Niro also recalls representing a small meatpacking company that alleged its trade secrets for making precooked Italian sausage for pizzas were misappropriated by a supplier for Pizza Hut. While the opposition's primary sausage-making expert asserted that the components for the sausage were well known, Niro successfully hammered him on whether the combination of the components were also obvious and previously documented. Niro ultimately secured a $16 million verdict for his client, with Pizza Hut later settling for $15 million, he said.
Niro also represents corporate clients, successfully arguing this past fall that toolmaker Positec USA Inc. infringed the yellow and black trade dress of Black & Decker’s DeWalt brand of power tools. The jury awarded Black & Decker — a longtime Niro client — $54 million in October.
Niro frequently tries cases on behalf of Cascades Ventures Inc., a patent licensing company founded by Anthony Brown, who has also been associated with the “patent troll” label. Brown agrees with Niro that larger corporations promote the label as a form of shorthand branding to drive legislation — such as the America Invents Act — and judicial opinions in their favor and against smaller entities seeking to defend their patents from unlawful infringement.
“It’s so easy to come up with a name like that,” Brown said. “That’s the nature of the age we live in, where everything is a two-second sound bite, and no one really thinks through the issues.”
While other attorneys or patent licensing companies may be moving away from including inventors in their infringement cases or business models, Brown said that he and Niro still view their work as an attempt to level the playing field for inventors or small companies that are up against large corporate interests with much deeper pockets.
“Ray doesn’t back down from a challenge like that. In fact, I think he relishes it,” Brown said. “He is a great advocate for the inventor’s point of view.”
Looking forward, Niro says his firm is moving to stay away from stand-alone patent cases unless he considers them to be truly exceptional, looking instead at cases involving either multiple patents or trade secrets, trademarks or copyrights.
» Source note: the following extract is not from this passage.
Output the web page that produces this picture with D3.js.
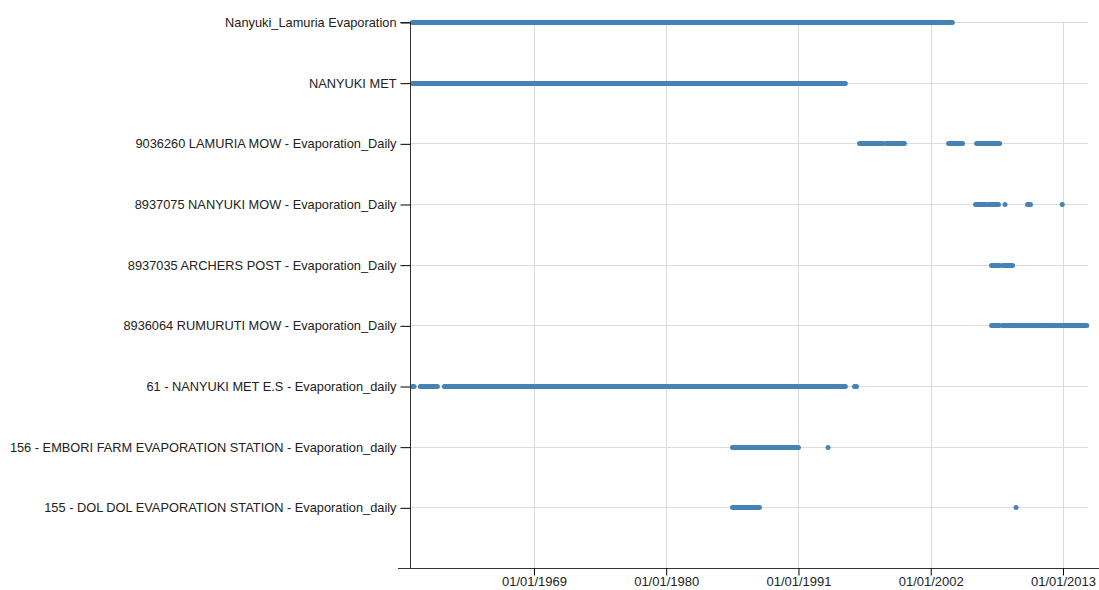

The new patent review processes that arose from the AIA, such as covered business method reviews and inter partes reviews, have proved to be potent weapons for larger corporations to wield against small inventors, he said.
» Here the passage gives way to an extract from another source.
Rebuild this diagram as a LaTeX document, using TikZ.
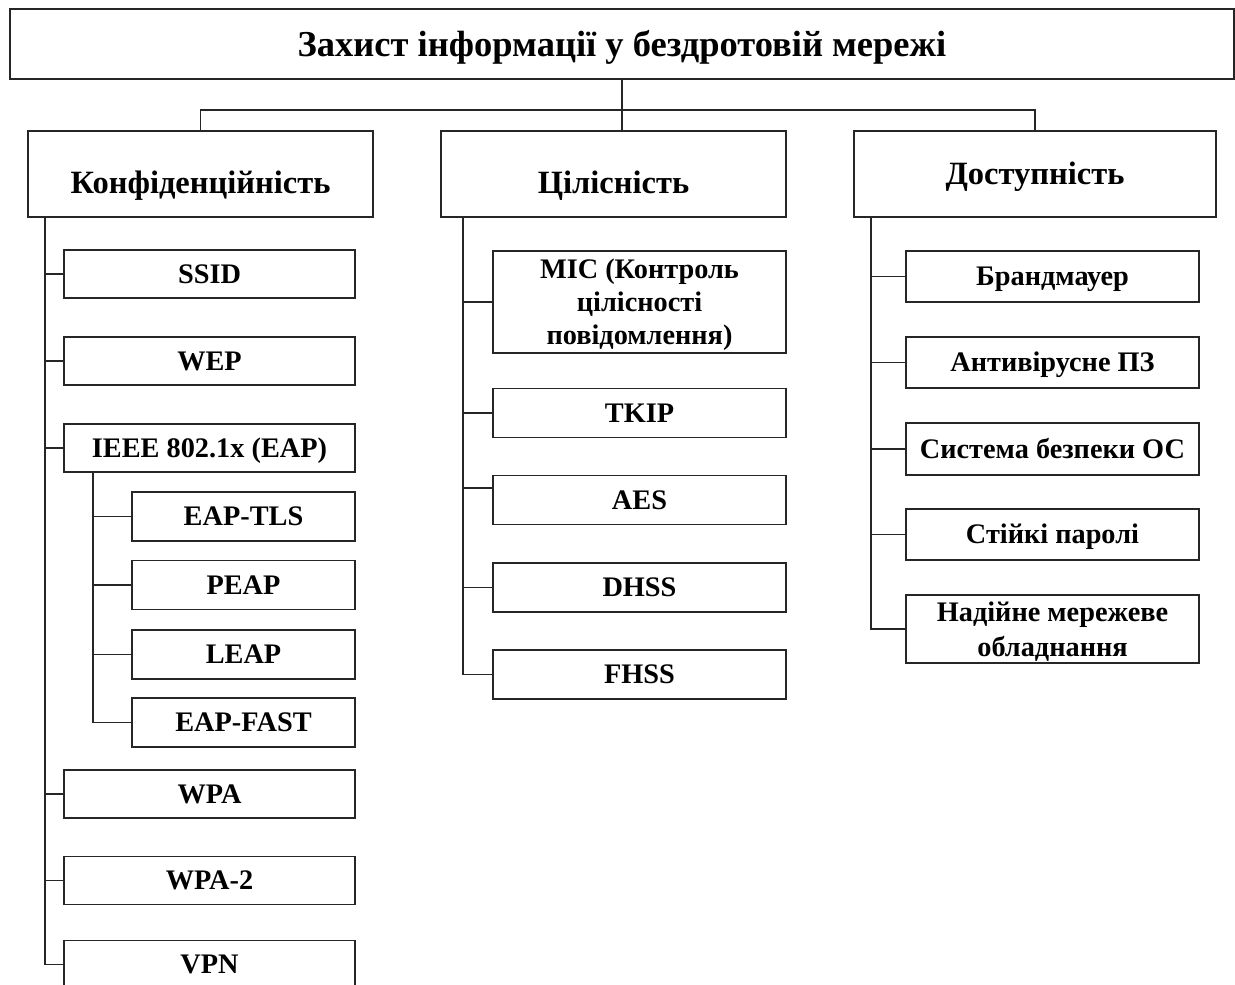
\documentclass[tikz,border=0pt]{standalone}
\usepackage{fontspec}
\setmainfont{Liberation Serif}
\begin{document}
\begin{tikzpicture}[x=1pt,y=-1pt,
  box/.style={draw=black!85, line width=1.2pt, fill=white, align=center,
              inner sep=0pt, text height=20.5pt, text depth=2pt,
              font=\bfseries\fontsize{28.3}{33}\selectfont},
  multi/.style={text height={}, text depth=0pt},
  head/.style={box, text height=23.5pt, text depth=2pt,
               font=\bfseries\fontsize{32.5}{38}\selectfont},
  link/.style={draw=black!85, line width=1.2pt}]
\useasboundingbox (0,0) rectangle (1235,985);

% top title
\node[box, text height=26pt, text depth=2pt,
      font=\bfseries\fontsize{36.5}{42}\selectfont,
      minimum width=1224pt, minimum height=70pt] (title) at (622,44)
  {Захист інформації у бездротовій мережі};

% three main groups
\node[head, minimum width=345pt, minimum height=86pt] (conf) at (200.5,174)
  {\raisebox{-9pt}[\height][\depth]{Конфіденційність}};
\node[head, minimum width=345pt, minimum height=86pt] (integ) at (613.5,174)
  {\raisebox{-9pt}[\height][\depth]{Цілісність}};
\node[head, minimum width=362pt, minimum height=86pt] (avail) at (1035,174)
  {Доступність};

% confidentiality items
\tikzset{lbox/.style={box, minimum width=291pt, minimum height=48pt}}
\node[lbox] (ssid) at (209.5,274) {SSID};
\node[lbox] (wep)  at (209.5,361) {WEP};
\node[lbox] (ieee) at (209.5,448) {IEEE 802.1x (EAP)};
\node[lbox] (wpa)  at (209.5,794) {WPA};
\node[lbox] (wpa2) at (209.5,880.5) {WPA-2};
\node[lbox] (vpn)  at (209.5,964.5) {VPN};

% EAP methods
\tikzset{ebox/.style={box, minimum width=223pt, minimum height=49pt}}
\node[ebox] (eaptls)  at (243.5,516.5) {EAP-TLS};
\node[ebox] (peap)    at (243.5,585)   {PEAP};
\node[ebox] (leap)    at (243.5,654.5) {LEAP};
\node[ebox] (eapfast) at (243.5,722.5) {EAP-FAST};

% integrity items
\tikzset{mbox/.style={box, minimum width=293pt, minimum height=49pt}}
\node[mbox, multi, minimum height=102pt] (mic) at (639.5,302)
  {MIC (Контроль\\цілісності\\повідомлення)};
\node[mbox] (tkip) at (639.5,413)   {TKIP};
\node[mbox] (aes)  at (639.5,500)   {AES};
\node[mbox] (dhss) at (639.5,587.5) {DHSS};
\node[mbox] (fhss) at (639.5,674.5) {FHSS};

% availability items
\tikzset{rbox/.style={box, minimum width=293pt, minimum height=51pt}}
\node[rbox] (fw)   at (1052.5,276.5) {Брандмауер};
\node[rbox] (av)   at (1052.5,362.5) {Антивірусне ПЗ};
\node[rbox, minimum height=52pt] (os) at (1052.5,449) {Система безпеки ОС};
\node[rbox] (pw)   at (1052.5,534.5) {Стійкі паролі};
\node[rbox, multi, minimum height=68pt, font=\bfseries\fontsize{28.3}{35}\selectfont]
  (net) at (1052.5,629) {Надійне мережеве\\обладнання};

% bus from the title to the three groups
\coordinate (bus) at (622,110);
\draw[link] (title.south) -- (title.south |- integ.north);
\draw[link] (bus) -| (conf.north);
\draw[link] (bus) -| (avail.north);

% confidentiality trunk
\coordinate (ct) at (45,217);
\draw[link] (ct) |- (vpn.west);
\foreach \n in {ssid,wep,ieee,wpa,wpa2} \draw[link] (ct) |- (\n.west);

% EAP sub-trunk
\coordinate (et) at (93,472);
\draw[link] (et) |- (eapfast.west);
\foreach \n in {eaptls,peap,leap} \draw[link] (et) |- (\n.west);

% integrity trunk
\coordinate (it) at (463,217);
\draw[link] (it) |- (fhss.west);
\foreach \n in {mic,tkip,dhss} \draw[link] (it) |- (\n.west);
\draw[link] (it) |- ([yshift=12pt]aes.west);

% availability trunk
\coordinate (at) at (871,217);
\draw[link] (at) |- (net.west);
\foreach \n in {fw,av,os,pw} \draw[link] (at) |- (\n.west);
\end{tikzpicture}
\end{document}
“Pursuing a patent case where you have a one in 10 chance of success and it costs you to $5 million to pursue is a bad, bad business model,” Niro said. “The people that wanted to destroy individual inventors and their ability to pursue claims have won. You have more and more firms like ours saying that there’s no sense in pursuing patent cases.”
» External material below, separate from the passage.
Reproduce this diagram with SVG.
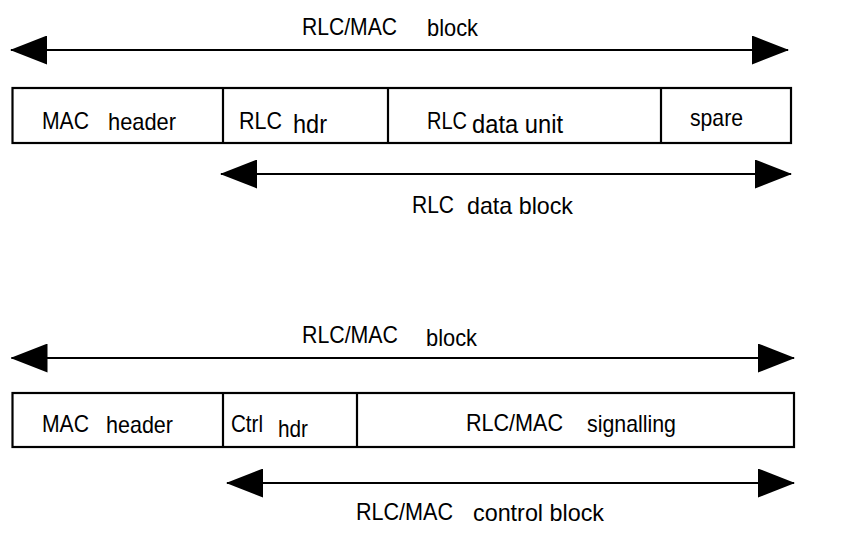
<svg xmlns="http://www.w3.org/2000/svg" width="850" height="533" viewBox="0 0 850 533">
<style>
  .t { font-family: "Liberation Sans", Arial, sans-serif; fill: #000; font-size: 24px; }
  .big { font-size: 25px; }
  .box { fill: #fff; stroke: #000; stroke-width: 2.2; }
  .div { stroke: #000; stroke-width: 2.2; }
  .arr { stroke: #000; stroke-width: 2; fill: none; marker-start: url(#ah); marker-end: url(#ah); }
</style>
<defs>
  <marker id="ah" markerUnits="userSpaceOnUse" viewBox="0 0 37 29" markerWidth="37" markerHeight="29" refX="36" refY="14.5" orient="auto-start-reverse">
    <path d="M0,0 L37,14.5 L0,29 Z" fill="#000"/>
  </marker>
</defs>
<rect width="850" height="533" fill="#fff"/>

<g id="connectors">
  <line class="arr" x1="11" y1="50" x2="788" y2="50"/>
  <line class="arr" x1="221" y1="174" x2="791" y2="174"/>
  <line class="arr" x1="11.5" y1="358" x2="794" y2="358"/>
  <line class="arr" x1="227" y1="483" x2="794" y2="483"/>
</g>

<g id="label-block-1">
  <text class="t" x="302" y="35" textLength="95" lengthAdjust="spacingAndGlyphs">RLC/MAC</text>
  <text class="t" x="427" y="36" textLength="51" lengthAdjust="spacingAndGlyphs">block</text>
</g>

<g id="data-block-frame">
  <rect class="box" x="12.5" y="88" width="778.5" height="55"/>
  <g id="mac-header-1">
    <text class="t" x="42" y="129" textLength="47" lengthAdjust="spacingAndGlyphs">MAC</text>
    <text class="t" x="108" y="130" textLength="68" lengthAdjust="spacingAndGlyphs">header</text>
  </g>
  <g id="rlc-hdr">
    <line class="div" x1="223" y1="88" x2="223" y2="143"/>
    <text class="t" x="239" y="129" textLength="43" lengthAdjust="spacingAndGlyphs">RLC</text>
    <text class="t big" x="293" y="133" textLength="34" lengthAdjust="spacingAndGlyphs">hdr</text>
  </g>
  <g id="rlc-data-unit">
    <line class="div" x1="388" y1="88" x2="388" y2="143"/>
    <text class="t" x="427" y="129" textLength="40" lengthAdjust="spacingAndGlyphs">RLC</text>
    <text class="t big" x="472" y="133" textLength="91" lengthAdjust="spacingAndGlyphs">data unit</text>
  </g>
  <g id="spare">
    <line class="div" x1="661" y1="88" x2="661" y2="143"/>
    <text class="t" x="690" y="126" textLength="53" lengthAdjust="spacingAndGlyphs">spare</text>
  </g>
</g>

<g id="label-data-block">
  <text class="t" x="412" y="213" textLength="42" lengthAdjust="spacingAndGlyphs">RLC</text>
  <text class="t" x="467" y="214" textLength="106" lengthAdjust="spacingAndGlyphs">data block</text>
</g>

<g id="label-block-2">
  <text class="t" x="302" y="343" textLength="96" lengthAdjust="spacingAndGlyphs">RLC/MAC</text>
  <text class="t" x="426" y="346" textLength="51" lengthAdjust="spacingAndGlyphs">block</text>
</g>

<g id="control-block-frame">
  <rect class="box" x="12.5" y="393" width="781.5" height="54"/>
  <g id="mac-header-2">
    <text class="t" x="42" y="432" textLength="47" lengthAdjust="spacingAndGlyphs">MAC</text>
    <text class="t" x="106" y="433" textLength="67" lengthAdjust="spacingAndGlyphs">header</text>
  </g>
  <g id="ctrl-hdr">
    <line class="div" x1="223" y1="393" x2="223" y2="447"/>
    <text class="t" x="231" y="431.5" textLength="32" lengthAdjust="spacingAndGlyphs">Ctrl</text>
    <text class="t" x="278" y="437" textLength="30" lengthAdjust="spacingAndGlyphs">hdr</text>
  </g>
  <g id="signalling">
    <line class="div" x1="357" y1="393" x2="357" y2="447"/>
    <text class="t" x="466" y="431" textLength="97" lengthAdjust="spacingAndGlyphs">RLC/MAC</text>
    <text class="t" x="587" y="432" textLength="89" lengthAdjust="spacingAndGlyphs">signalling</text>
  </g>
</g>

<g id="label-control-block">
  <text class="t" x="356" y="520" textLength="97" lengthAdjust="spacingAndGlyphs">RLC/MAC</text>
  <text class="t" x="473" y="521" textLength="131" lengthAdjust="spacingAndGlyphs">control block</text>
</g>
</svg>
Niro says he challenges any suggestion that his legacy is tied to the “patent troll” label, asserting that he has dedicated his life to serving as a “ray of hope” for the “little guys” who otherwise stand to get run over and out of business by large corporations looking to profit from their ideas.
"I don't have to hide my head in shame. I can look people right in the eye and say, 'I did something; I made a difference; I made a difference for little guys,'" Niro said. “I created an environment where the big guys have to be wary of the fact that they can lose. I’ve won tens of millions of dollars in case after case after case against these guys with juries that made the decision.”